ノートルダム 炎の大聖堂 (2021):映画短評
ノートルダム 炎の大聖堂 (2021)ライター3人の平均評価: 3.3
あの衝撃的な火災事故をIMAXの迫力映像で再現!
今からちょうど4年前の2019年4月15日、日本人にも馴染みの深いパリのノートルダム大聖堂で大規模火災が発生、世界中に大きな衝撃を与えたわけだが、本作はその消火活動と文化財の救出に命がけで当たった消防士たちの活躍を描く。調査資料や関係者インタビューを元に脚本を構成し、一般公募した火災当時のスマホ動画なども交えながら、「何が起きたのか」を限りなく忠実に再現。ドキュメンタリータッチの演出とVFXを駆使したリアルな映像も手伝って、とても臨場感と緊迫感のある映画に仕上がっている。やはり、常日頃から「まさか」の事態を想定しておくことって本当に大切なんだなと痛感。この迫力はIMAXでの鑑賞がおススメだ。
最上級の「アンビリバボー」体験
どんな題材であれ、ハズレなしのジャン=ジャック・アノー監督作だが、今回は災害パニック映画。とはいえ、あくまでも世界遺産・ノートルダム大聖堂を主人公に、果敢に立ち向かう消防士や右往左往する職員、見守ることしかできない市民といった人間の姿をリアルに描くスタイルは、『子熊物語』『神なるオオカミ』など、これまで手掛けてきた動物映画に近い。見どころは、サスペンス映画さながらのキリストの聖遺物「いばらの冠」の救出劇であり、ジェームズ・ホナーの遺志を継いだサイモン・フラングレンのダイナミックなスコアが一層盛り上げる。いろんな意味で、最上級の「アンビリバボー」体験だけに、IMAX上映をおススメしたい。

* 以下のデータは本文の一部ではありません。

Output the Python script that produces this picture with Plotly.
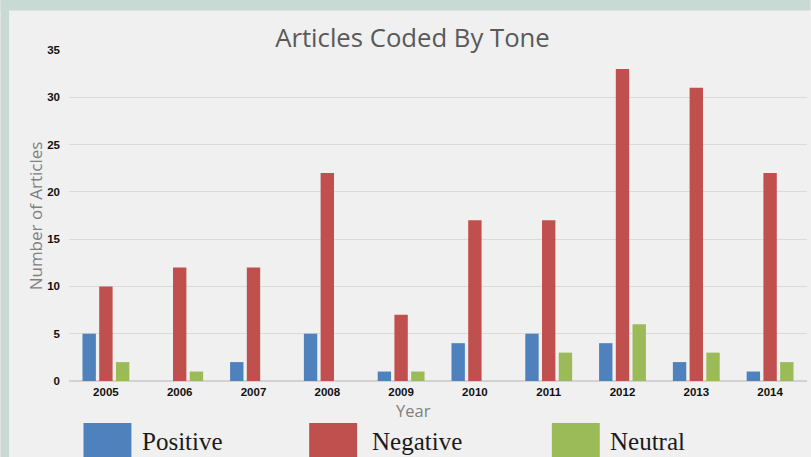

あと少しなのに…という消防車の苦闘など生々しい再現度の連続
世界を騒然とさせた火事を、現場目線で克明に再現した印象。その結果、ドキュメンタリーを観ている感覚に陥る。
メインとなる視点は消防士で、狭い螺旋階段を登っていく過酷さ、そこに熱さ、息苦しさを相乗効果で加えるカメラの動き。溶け落ちる鉛の映像も生々しい。さらにテンションを上げるのが、交通渋滞をかき分けての各所からの消防車の出動で、息詰まるカーアクションの様相も呈する。
もうひとつの視点は、ノートルダムを管理するサイド。この世界遺産を守り抜く執念に、限られた人しか知らない秘密が絡まって、スリリングな空気を加速させていく。
実際のニュース映像も使われるが、映画用に撮影したパートと違和感なく繋がった。